What they found was stunning: Long-term ayahuasca use increases the number of transmitters that feed the brain with serotonin. Those who use the plant, they found, were less likely to experience depression, alcoholism, and violent tendencies.
Heffter Research Institute's McKenna, who worked on the project, says it does wonders for health. "It was something we never expected to find," he says. "It's not a magical cure, but it is certainly a helpful tool."
Not everybody saw it that way. In 2006, U.S. Customs authorities seized a shipment of ayahuasca on its way to a UDV congregation in New Mexico. The church challenged the U.S. government before the Supreme Court — arguing the plant was a religious sacrament — and won.
Soon the church of Santo Daime — a Brazilian sect that believes in a combination of Christianity and Kardecist Spiritism — began pushing for legal use in Florida, where private ceremonies emerged in the Miami area.
During Santo Daime's ceremonies held at an undisclosed location in the Design District (which New Times agreed not to name), men and women are separated into two groups. They wear black and white uniforms with bow ties, drink the brew, and dance around an altar. Nobody is allowed to go outside.
Informal gatherings, too, are almost always held in controlled settings, which might be why the drug is not on law enforcement's radar. (Miami Police spokesman Det. William Moreno couldn't recall a single arrest related to the plant.)
Explains a Colombian shaman named Nina: "We sit outside around the fire and go on the journey together. Nobody leaves until the plant is done." Shamans often meet with newcomers before the gathering to gauge their "energy" and determine if "intentions are pure."
Before the South Miami townhouse ceremony, an invitation was distributed to select individuals. It read like a flyer for a meditation retreat: "Using the sacred medicinal spirit, we will open the heart space with love and life."
The flyer then noted that reservations were limited to 17 people, and followed up with some unusual rules: You must wear white.

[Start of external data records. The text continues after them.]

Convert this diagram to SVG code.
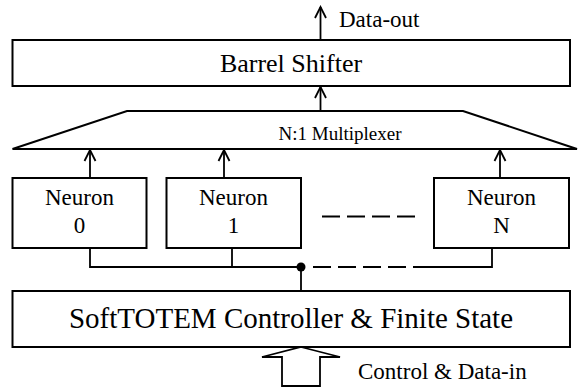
<svg xmlns="http://www.w3.org/2000/svg" width="579" height="390" viewBox="0 0 579 390">
<style>
.box{fill:#fff;stroke:#000;stroke-width:2}
.ln{fill:none;stroke:#000;stroke-width:1.8}
.dash{fill:none;stroke:#000;stroke-width:1.8;stroke-dasharray:18 7}
text{font-family:'Liberation Serif','Times New Roman',serif;fill:#000}
.c{text-anchor:middle}
</style>
<defs>
<marker id="ah" viewBox="-12 -7 14 14" markerWidth="14" markerHeight="14" refX="0" refY="0" orient="auto" markerUnits="userSpaceOnUse">
<path d="M-11,-5.5 L0,0 L-11,5.5" fill="none" stroke="#000" stroke-width="1.8"/>
</marker>
</defs>
<g id="connectors">
<line class="ln" x1="320.5" y1="40" x2="320.5" y2="7" marker-end="url(#ah)"/>
<line class="ln" x1="320.5" y1="111" x2="320.5" y2="87" marker-end="url(#ah)"/>
<line class="ln" x1="90" y1="178" x2="90" y2="150" marker-end="url(#ah)"/>
<line class="ln" x1="224" y1="178" x2="224" y2="150" marker-end="url(#ah)"/>
<line class="ln" x1="500" y1="178" x2="500" y2="150" marker-end="url(#ah)"/>
<polyline class="ln" points="90,248 90,267 301,267"/>
<line class="ln" x1="232" y1="248" x2="232" y2="267"/>
<line class="ln" x1="301" y1="267" x2="301" y2="291"/>
<line class="dash" x1="313" y1="267" x2="430" y2="267"/>
<polyline class="ln" points="430,267 492,267 492,248"/>
<circle cx="301" cy="267" r="4.5" fill="#000"/>
<line class="dash" x1="322" y1="216.5" x2="415" y2="216.5"/>
<polygon points="301,347 340,357 320,357 320,386 282,386 282,357 262,357" fill="#fff" stroke="#000" stroke-width="1.8"/>
</g>
<g id="barrel">
<rect class="box" x="12.5" y="40" width="557.5" height="46"/>
<text class="c" x="291" y="72" font-size="26">Barrel Shifter</text>
</g>
<g id="dataout">
<text x="339" y="27" font-size="23">Data-out</text>
</g>
<g id="mux">
<polygon points="127,111 463,111 577,149 12.5,149" fill="#fff" stroke="#000" stroke-width="2"/>
<text class="c" x="340" y="140" font-size="19">N:1 Multiplexer</text>
</g>
<g id="neuron0">
<rect class="box" x="12.5" y="178" width="134" height="70"/>
<text class="c" x="79.5" y="205" font-size="23">Neuron</text>
<text class="c" x="79.5" y="233" font-size="23">0</text>
</g>
<g id="neuron1">
<rect class="box" x="166.5" y="178" width="134.5" height="70"/>
<text class="c" x="233.5" y="205" font-size="23">Neuron</text>
<text class="c" x="233.5" y="233" font-size="23">1</text>
</g>
<g id="neuronN">
<rect class="box" x="434" y="178" width="135" height="70"/>
<text class="c" x="501.5" y="205" font-size="23">Neuron</text>
<text class="c" x="501.5" y="233" font-size="23">N</text>
</g>
<g id="controller">
<rect class="box" x="12.5" y="291" width="557.5" height="56"/>
<text class="c" x="291" y="328" font-size="29">SoftTOTEM Controller &amp; Finite State</text>
</g>
<g id="input">
<text x="358" y="379" font-size="23">Control &amp; Data-in</text>
</g>
</svg>
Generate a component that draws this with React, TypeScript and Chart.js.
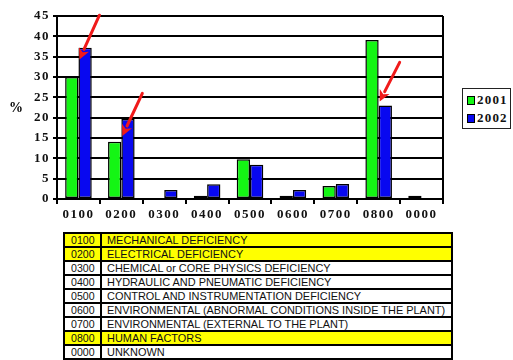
import React, { useEffect, useRef } from "react";
import { Chart, registerables } from "chart.js";

Chart.register(...registerables);

const categories = ["0100", "0200", "0300", "0400", "0500", "0600", "0700", "0800", "0000"];
const values2001 = [30.0, 14.1, 0, 0.8, 9.8, 0.8, 3.2, 39.1, 0.8];
const values2002 = [37.2, 19.7, 2.2, 3.6, 8.4, 2.2, 3.7, 23.0, 0];
const seriesNames = ["2001", "2002"];
const yTicks = [0, 5, 10, 15, 20, 25, 30, 35, 40, 45];

const arrowCategories = ["0100", "0200", "0800"];
const arrowTipValues = [34.3, 15.5, 24.0];
const arrowTailValues = [45.2, 26.0, 33.6];

const tableCodes = ["0100", "0200", "0300", "0400", "0500", "0600", "0700", "0800", "0000"];
const tableLabels = [
  "MECHANICAL DEFICIENCY",
  "ELECTRICAL DEFICIENCY",
  "CHEMICAL or CORE PHYSICS DEFICIENCY",
  "HYDRAULIC AND PNEUMATIC DEFICIENCY",
  "CONTROL AND INSTRUMENTATION DEFICIENCY",
  "ENVIRONMENTAL (ABNORMAL CONDITIONS INSIDE THE PLANT)",
  "ENVIRONMENTAL (EXTERNAL TO THE PLANT)",
  "HUMAN FACTORS",
  "UNKNOWN",
];
const tableHighlighted = [true, true, false, false, false, false, false, true, false];

const GREEN = "#14f514";
const BLUE = "#0808f0";
const SERIF = "Liberation Serif, Times New Roman, serif";

const extrasPlugin = {
  id: "extras",
  beforeDraw(chart: any) {
    try {
      chart.ctx.letterSpacing = "1.5px";
    } catch (e) {}
  },
  afterDraw(chart: any) {
    const ctx = chart.ctx;
    try {
      ctx.letterSpacing = "0px";
    } catch (e) {}
    const area = chart.chartArea;
    const yScale = chart.scales.y;
    ctx.save();
    ctx.strokeStyle = "#000";
    ctx.lineWidth = 2;
    ctx.beginPath();
    ctx.moveTo(area.right, area.top);
    ctx.lineTo(area.right, area.bottom);
    ctx.stroke();
    ctx.fillStyle = "#000";
    ctx.font = `bold 14px ${SERIF}`;
    ctx.textAlign = "center";
    ctx.textBaseline = "middle";
    ctx.fillText("%", 16, (area.top + area.bottom) / 2 + 1);
    const meta = chart.getDatasetMeta(1);
    ctx.strokeStyle = "#f01a1a";
    ctx.fillStyle = "#f01a1a";
    ctx.lineWidth = 3;
    ctx.lineCap = "round";
    arrowCategories.forEach((cat, i) => {
      const idx = categories.indexOf(cat);
      const el = meta.data[idx];
      if (!el) return;
      const tipX = el.x - el.width / 2 + 1;
      const tipY = yScale.getPixelForValue(arrowTipValues[i]);
      const tailX = tipX + 20;
      const tailY = yScale.getPixelForValue(arrowTailValues[i]);
      const ang = Math.atan2(tipY - tailY, tipX - tailX);
      const hl = 11;
      const hw = 5.5;
      const bx = tipX - hl * Math.cos(ang);
      const by = tipY - hl * Math.sin(ang);
      ctx.beginPath();
      ctx.moveTo(tailX, tailY);
      ctx.lineTo(bx, by);
      ctx.stroke();
      ctx.beginPath();
      ctx.moveTo(tipX, tipY);
      ctx.lineTo(bx + hw * Math.sin(ang), by - hw * Math.cos(ang));
      ctx.lineTo(tipX - (hl - 3) * Math.cos(ang), tipY - (hl - 3) * Math.sin(ang));
      ctx.lineTo(bx - hw * Math.sin(ang), by + hw * Math.cos(ang));
      ctx.closePath();
      ctx.fill();
    });
    ctx.restore();
  },
};

function BarChart() {
  const ref = useRef<HTMLCanvasElement>(null);
  useEffect(() => {
    const bw = (c: any) => (c.raw === 0 ? 0 : 1.5);
    const chart = new Chart(ref.current as HTMLCanvasElement, {
      type: "bar",
      data: {
        labels: categories,
        datasets: [
          {
            label: seriesNames[0],
            data: values2001,
            backgroundColor: GREEN,
            borderColor: "#000",
            borderWidth: bw,
            borderSkipped: false,
          },
          {
            label: seriesNames[1],
            data: values2002,
            backgroundColor: BLUE,
            borderColor: "#000",
            borderWidth: bw,
            borderSkipped: false,
          },
        ],
      },
      options: {
        animation: false,
        responsive: false,
        devicePixelRatio: 1,
        layout: { padding: { top: 16, right: 70, left: 0, bottom: 0 } },
        plugins: { legend: { display: false }, tooltip: { enabled: false } },
        datasets: { bar: { categoryPercentage: 0.62, barPercentage: 1 } },
        scales: {
          x: {
            grid: {
              offset: true,
              drawOnChartArea: false,
              drawTicks: true,
              tickLength: 5,
              color: "#000",
              lineWidth: 2,
            },
            border: { display: true, color: "#000", width: 2 },
            ticks: {
              color: "#111",
              font: { family: SERIF, size: 13, weight: "bold" },
              padding: 3,
              maxRotation: 0,
            },
            afterFit: (s: any) => {
              s.height = 29;
            },
          },
          y: {
            min: 0,
            max: 45,
            afterBuildTicks: (s: any) => {
              s.ticks = yTicks.map((v) => ({ value: v }));
            },
            grid: { color: "#000", lineWidth: 2, tickLength: 4 },
            border: { display: true, color: "#000", width: 2 },
            ticks: {
              color: "#111",
              font: { family: SERIF, size: 13, weight: "bold" },
              padding: 3,
            },
            afterFit: (s: any) => {
              s.width = 57;
            },
          },
        },
      },
      plugins: [extrasPlugin],
    } as any);
    return () => chart.destroy();
  }, []);
  return (
    <canvas
      ref={ref}
      width={513}
      height={228}
      style={{ position: "absolute", left: 0, top: 0, width: 513, height: 228 }}
    />
  );
}

function Legend() {
  const colors = [GREEN, BLUE];
  return (
    <div
      style={{
        position: "absolute",
        left: 462,
        top: 88,
        width: 47,
        height: 39,
        border: "1.5px solid #222",
        background: "#fff",
        fontFamily: SERIF,
        fontWeight: "bold",
        fontSize: 13,
        color: "#111",
      }}
    >
      {seriesNames.map((n, i) => (
        <div
          key={n}
          style={{
            position: "absolute",
            left: 4,
            top: 4 + i * 18,
            height: 14,
            display: "flex",
            alignItems: "center",
            whiteSpace: "nowrap",
            letterSpacing: 1.2,
          }}
        >
          <span
            style={{
              display: "inline-block",
              width: 6,
              height: 7,
              background: colors[i],
              border: "1px solid #000",
              marginRight: 2,
            }}
          />
          {n}
        </div>
      ))}
    </div>
  );
}

function CodeTable() {
  return (
    <table
      style={{
        position: "absolute",
        left: 63,
        top: 232,
        width: 390,
        borderCollapse: "collapse",
        border: "2px solid #000",
        fontFamily: "'Liberation Sans', Arial, sans-serif",
        fontSize: 11.5,
        color: "#111",
        tableLayout: "fixed",
      }}
    >
      <colgroup>
        <col style={{ width: 37 }} />
        <col />
      </colgroup>
      <tbody>
        {tableCodes.map((c, i) => {
          const bg = tableHighlighted[i] ? "#ffff00" : "#fff";
          const cell: React.CSSProperties = {
            border: "2px solid #000",
            padding: 0,
            height: 12,
            lineHeight: "12px",
            background: bg,
            whiteSpace: "nowrap",
            overflow: "hidden",
          };
          return (
            <tr key={c}>
              <td style={{ ...cell, textAlign: "center" }}>
                <span style={{ display: "inline-block", transform: "scaleX(0.92)" }}>{c}</span>
              </td>
              <td style={{ ...cell, paddingLeft: 5 }}>
                <span
                  style={{
                    display: "inline-block",
                    transform: "scaleX(0.95)",
                    transformOrigin: "left center",
                  }}
                >
                  {tableLabels[i]}
                </span>
              </td>
            </tr>
          );
        })}
      </tbody>
    </table>
  );
}

export default function App() {
  useEffect(() => {
    document.body.style.margin = "0";
  }, []);
  return (
    <div
      style={{
        position: "relative",
        width: 513,
        height: 360,
        overflow: "hidden",
        background: "#fff",
      }}
    >
      <BarChart />
      <Legend />
      <CodeTable />
    </div>
  );
}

No eating red meat beforehand. No wearing deodorant. And women "having their menstrual moon cycle" may not participate.
The flyer also describes the procedure: A healing shaman will "tap afflicted areas rhythmically" and "sing a song to individually cure each person." Everyone stays seated and "concentrated on analyzing and investigating their own visions." Afterward, group members explained they felt "cleansed" and "invigorated."
But not all ceremonies go smoothly. Constantine, a thoughtful 32-year-old from Coral Gables, recently had a horrifying first experience. Three months ago, a friend told him about a small home in Overtown where a ceremony would take place. When he arrived, there was "creepy energy," and a tall shaman banged a drum as guests took turns drinking the brew clockwise in a circle.
"I begged for my life and not to die," he recalls. "I said, 'My family needs me.' And the plant replied, 'Your family does not need you. Nobody does, actually; they will all continue to breathe without you. And the world will continue to spin.'"
Constantine felt as if he'd been confronted by demons, thought he'd been poisoned, and genuinely believed he had died. Afterward, he saw the world in a new light. "It was the scariest thing I have ever done in my life," he says. "But I wouldn't take it back."